Pick out every line in the data below that holds "page".

** BEGIN **

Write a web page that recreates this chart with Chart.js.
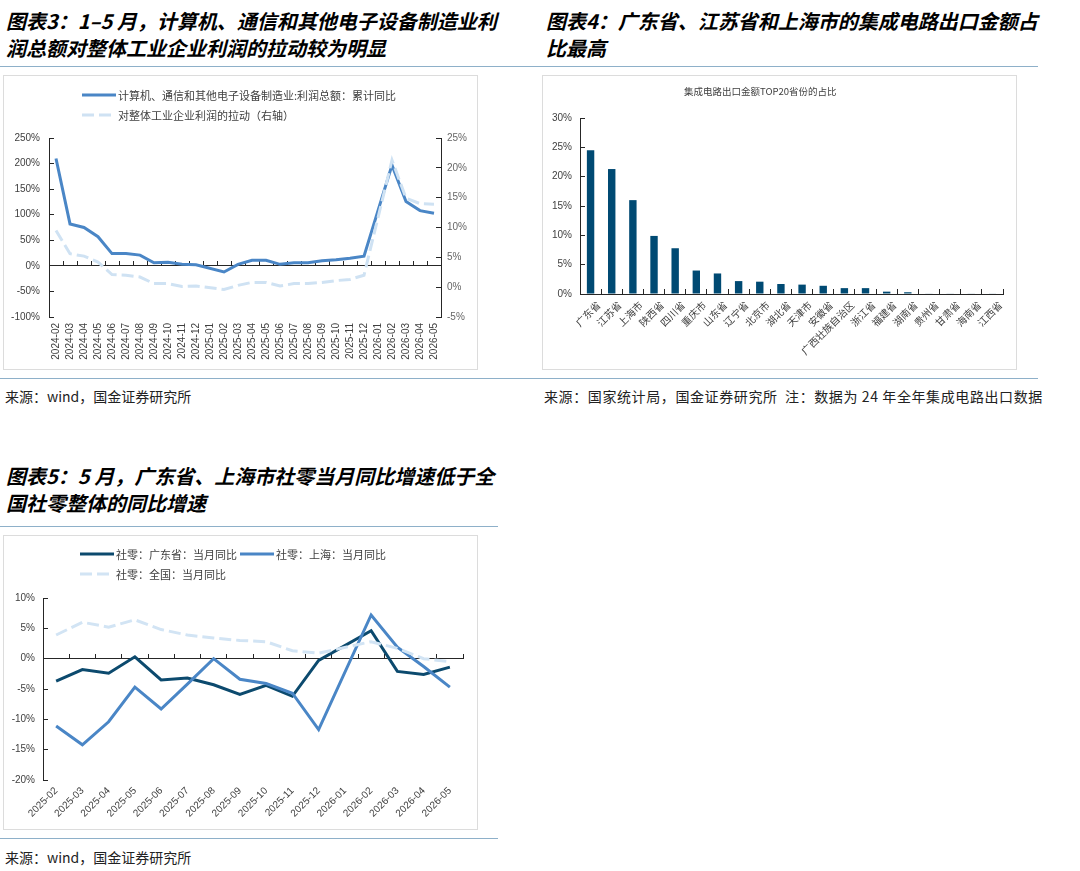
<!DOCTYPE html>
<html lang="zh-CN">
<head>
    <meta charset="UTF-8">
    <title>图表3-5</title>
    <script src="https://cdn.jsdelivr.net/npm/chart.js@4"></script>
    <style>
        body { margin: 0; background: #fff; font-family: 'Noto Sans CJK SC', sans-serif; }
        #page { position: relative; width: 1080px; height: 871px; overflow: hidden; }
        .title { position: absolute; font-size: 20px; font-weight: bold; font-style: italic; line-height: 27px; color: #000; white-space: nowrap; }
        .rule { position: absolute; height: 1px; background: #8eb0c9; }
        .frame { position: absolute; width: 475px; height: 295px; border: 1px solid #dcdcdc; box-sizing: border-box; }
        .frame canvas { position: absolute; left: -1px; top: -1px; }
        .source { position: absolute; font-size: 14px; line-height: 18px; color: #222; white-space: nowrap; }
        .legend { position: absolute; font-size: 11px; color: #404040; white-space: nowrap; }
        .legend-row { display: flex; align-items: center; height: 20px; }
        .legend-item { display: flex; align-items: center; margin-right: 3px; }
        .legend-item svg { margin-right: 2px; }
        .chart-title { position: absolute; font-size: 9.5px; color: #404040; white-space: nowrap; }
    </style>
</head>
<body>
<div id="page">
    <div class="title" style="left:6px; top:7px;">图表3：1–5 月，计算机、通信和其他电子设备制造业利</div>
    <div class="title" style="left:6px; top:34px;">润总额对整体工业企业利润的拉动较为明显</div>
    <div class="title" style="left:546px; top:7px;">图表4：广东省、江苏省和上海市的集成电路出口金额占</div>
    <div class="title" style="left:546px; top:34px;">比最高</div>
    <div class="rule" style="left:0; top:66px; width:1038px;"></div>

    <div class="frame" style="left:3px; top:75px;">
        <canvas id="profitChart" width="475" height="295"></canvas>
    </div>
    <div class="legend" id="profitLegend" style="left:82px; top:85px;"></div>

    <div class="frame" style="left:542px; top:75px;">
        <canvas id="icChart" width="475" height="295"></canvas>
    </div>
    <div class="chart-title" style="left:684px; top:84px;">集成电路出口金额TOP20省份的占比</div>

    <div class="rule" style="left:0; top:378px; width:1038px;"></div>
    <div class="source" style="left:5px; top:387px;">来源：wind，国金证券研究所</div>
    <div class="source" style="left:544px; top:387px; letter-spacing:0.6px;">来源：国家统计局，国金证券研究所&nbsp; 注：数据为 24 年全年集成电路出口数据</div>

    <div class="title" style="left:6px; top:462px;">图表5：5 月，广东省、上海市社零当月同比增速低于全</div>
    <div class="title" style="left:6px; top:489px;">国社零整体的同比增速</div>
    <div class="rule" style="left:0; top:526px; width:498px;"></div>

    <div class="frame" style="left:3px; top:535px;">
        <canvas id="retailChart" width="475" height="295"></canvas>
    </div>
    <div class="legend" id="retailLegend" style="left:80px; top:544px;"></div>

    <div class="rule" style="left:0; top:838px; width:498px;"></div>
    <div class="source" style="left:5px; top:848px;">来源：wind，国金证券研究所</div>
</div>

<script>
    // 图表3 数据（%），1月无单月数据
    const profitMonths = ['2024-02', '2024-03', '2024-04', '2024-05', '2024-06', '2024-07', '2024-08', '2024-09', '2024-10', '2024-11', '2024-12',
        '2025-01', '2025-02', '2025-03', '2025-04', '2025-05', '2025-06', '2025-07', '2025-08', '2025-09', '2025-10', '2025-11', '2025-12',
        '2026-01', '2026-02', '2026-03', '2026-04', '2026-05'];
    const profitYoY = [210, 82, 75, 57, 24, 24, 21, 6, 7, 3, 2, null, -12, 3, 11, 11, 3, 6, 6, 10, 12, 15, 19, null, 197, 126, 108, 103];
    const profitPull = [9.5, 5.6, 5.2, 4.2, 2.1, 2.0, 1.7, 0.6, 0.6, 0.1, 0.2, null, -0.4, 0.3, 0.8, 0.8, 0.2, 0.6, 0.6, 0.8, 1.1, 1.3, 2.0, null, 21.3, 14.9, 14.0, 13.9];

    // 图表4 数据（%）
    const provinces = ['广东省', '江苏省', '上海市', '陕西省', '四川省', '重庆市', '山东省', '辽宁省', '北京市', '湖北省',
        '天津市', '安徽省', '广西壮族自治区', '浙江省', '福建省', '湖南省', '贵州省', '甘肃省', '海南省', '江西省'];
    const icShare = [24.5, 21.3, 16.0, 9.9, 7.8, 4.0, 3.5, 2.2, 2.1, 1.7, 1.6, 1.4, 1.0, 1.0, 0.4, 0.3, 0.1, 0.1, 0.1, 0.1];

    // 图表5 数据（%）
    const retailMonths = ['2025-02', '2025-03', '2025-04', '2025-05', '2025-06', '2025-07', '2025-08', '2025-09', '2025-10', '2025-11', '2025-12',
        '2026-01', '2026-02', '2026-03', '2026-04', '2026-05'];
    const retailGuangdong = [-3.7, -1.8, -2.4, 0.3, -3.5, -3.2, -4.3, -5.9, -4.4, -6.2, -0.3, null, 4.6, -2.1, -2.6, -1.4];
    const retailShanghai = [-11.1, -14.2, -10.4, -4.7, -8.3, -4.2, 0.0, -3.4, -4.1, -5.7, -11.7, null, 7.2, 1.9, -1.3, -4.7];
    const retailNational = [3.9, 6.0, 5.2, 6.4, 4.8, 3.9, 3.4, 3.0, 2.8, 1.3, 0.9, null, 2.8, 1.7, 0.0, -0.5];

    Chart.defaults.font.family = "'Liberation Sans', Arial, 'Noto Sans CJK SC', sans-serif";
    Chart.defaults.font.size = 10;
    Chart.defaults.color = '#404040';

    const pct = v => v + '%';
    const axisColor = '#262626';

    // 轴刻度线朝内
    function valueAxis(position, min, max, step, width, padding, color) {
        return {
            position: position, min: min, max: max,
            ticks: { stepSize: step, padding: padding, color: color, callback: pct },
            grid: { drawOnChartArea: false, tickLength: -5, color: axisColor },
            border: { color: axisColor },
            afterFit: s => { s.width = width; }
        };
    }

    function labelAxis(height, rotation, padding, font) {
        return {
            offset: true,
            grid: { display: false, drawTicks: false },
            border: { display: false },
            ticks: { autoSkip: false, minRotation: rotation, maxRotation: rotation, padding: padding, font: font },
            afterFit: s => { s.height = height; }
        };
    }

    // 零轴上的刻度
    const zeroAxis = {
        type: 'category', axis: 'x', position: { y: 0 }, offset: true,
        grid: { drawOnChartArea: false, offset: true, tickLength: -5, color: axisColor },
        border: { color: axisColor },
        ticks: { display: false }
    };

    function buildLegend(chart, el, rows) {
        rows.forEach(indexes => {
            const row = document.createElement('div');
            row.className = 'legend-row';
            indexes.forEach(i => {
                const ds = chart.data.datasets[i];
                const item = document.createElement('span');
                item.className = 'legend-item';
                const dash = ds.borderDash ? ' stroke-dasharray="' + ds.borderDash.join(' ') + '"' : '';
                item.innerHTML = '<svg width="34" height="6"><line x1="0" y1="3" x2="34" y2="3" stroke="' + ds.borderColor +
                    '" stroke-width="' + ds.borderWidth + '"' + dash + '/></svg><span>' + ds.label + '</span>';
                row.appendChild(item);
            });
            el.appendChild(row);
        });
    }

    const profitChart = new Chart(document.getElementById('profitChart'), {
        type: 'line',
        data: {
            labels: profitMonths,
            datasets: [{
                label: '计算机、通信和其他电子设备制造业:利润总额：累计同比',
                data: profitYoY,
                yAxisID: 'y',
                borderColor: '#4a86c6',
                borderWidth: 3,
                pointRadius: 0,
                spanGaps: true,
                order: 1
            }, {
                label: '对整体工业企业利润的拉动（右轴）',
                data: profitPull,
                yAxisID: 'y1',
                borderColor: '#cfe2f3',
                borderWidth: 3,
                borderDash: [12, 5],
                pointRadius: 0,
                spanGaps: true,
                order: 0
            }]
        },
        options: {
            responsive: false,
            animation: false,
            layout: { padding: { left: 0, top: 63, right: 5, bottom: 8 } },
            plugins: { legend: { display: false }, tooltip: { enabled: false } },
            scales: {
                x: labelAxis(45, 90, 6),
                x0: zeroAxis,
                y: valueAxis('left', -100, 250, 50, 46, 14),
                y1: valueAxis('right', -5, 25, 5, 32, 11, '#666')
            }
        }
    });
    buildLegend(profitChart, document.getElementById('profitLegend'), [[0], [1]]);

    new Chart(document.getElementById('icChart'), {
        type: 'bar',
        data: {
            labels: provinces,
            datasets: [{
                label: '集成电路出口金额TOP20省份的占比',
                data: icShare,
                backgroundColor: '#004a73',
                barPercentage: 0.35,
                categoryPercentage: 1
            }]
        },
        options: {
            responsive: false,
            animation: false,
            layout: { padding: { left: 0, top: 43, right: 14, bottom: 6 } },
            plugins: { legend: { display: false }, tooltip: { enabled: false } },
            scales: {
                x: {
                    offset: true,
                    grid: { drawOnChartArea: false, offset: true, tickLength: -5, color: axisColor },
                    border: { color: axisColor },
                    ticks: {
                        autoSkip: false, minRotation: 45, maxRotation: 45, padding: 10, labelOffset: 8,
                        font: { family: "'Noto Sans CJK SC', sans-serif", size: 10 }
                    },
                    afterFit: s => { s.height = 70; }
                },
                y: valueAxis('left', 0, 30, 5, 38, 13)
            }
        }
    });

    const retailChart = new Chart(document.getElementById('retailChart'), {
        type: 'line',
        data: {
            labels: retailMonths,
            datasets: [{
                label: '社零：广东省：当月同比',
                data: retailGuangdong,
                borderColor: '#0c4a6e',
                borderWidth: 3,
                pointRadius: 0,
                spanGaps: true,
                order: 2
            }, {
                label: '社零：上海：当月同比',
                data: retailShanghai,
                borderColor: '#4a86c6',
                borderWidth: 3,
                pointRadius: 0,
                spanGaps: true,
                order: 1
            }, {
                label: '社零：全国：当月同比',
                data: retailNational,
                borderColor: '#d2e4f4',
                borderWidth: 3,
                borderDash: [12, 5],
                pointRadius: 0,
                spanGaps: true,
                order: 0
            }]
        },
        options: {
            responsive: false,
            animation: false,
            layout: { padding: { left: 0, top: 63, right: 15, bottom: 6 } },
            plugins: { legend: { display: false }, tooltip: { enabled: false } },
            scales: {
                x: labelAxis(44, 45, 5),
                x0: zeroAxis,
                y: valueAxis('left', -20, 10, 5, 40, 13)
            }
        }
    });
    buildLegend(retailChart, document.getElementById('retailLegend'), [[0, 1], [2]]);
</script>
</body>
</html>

** END **

* **Solution for this task**:
Write a web page that recreates this chart with Chart.js.
        #page { position: relative; width: 1080px; height: 871px; overflow: hidden; }
<div id="page">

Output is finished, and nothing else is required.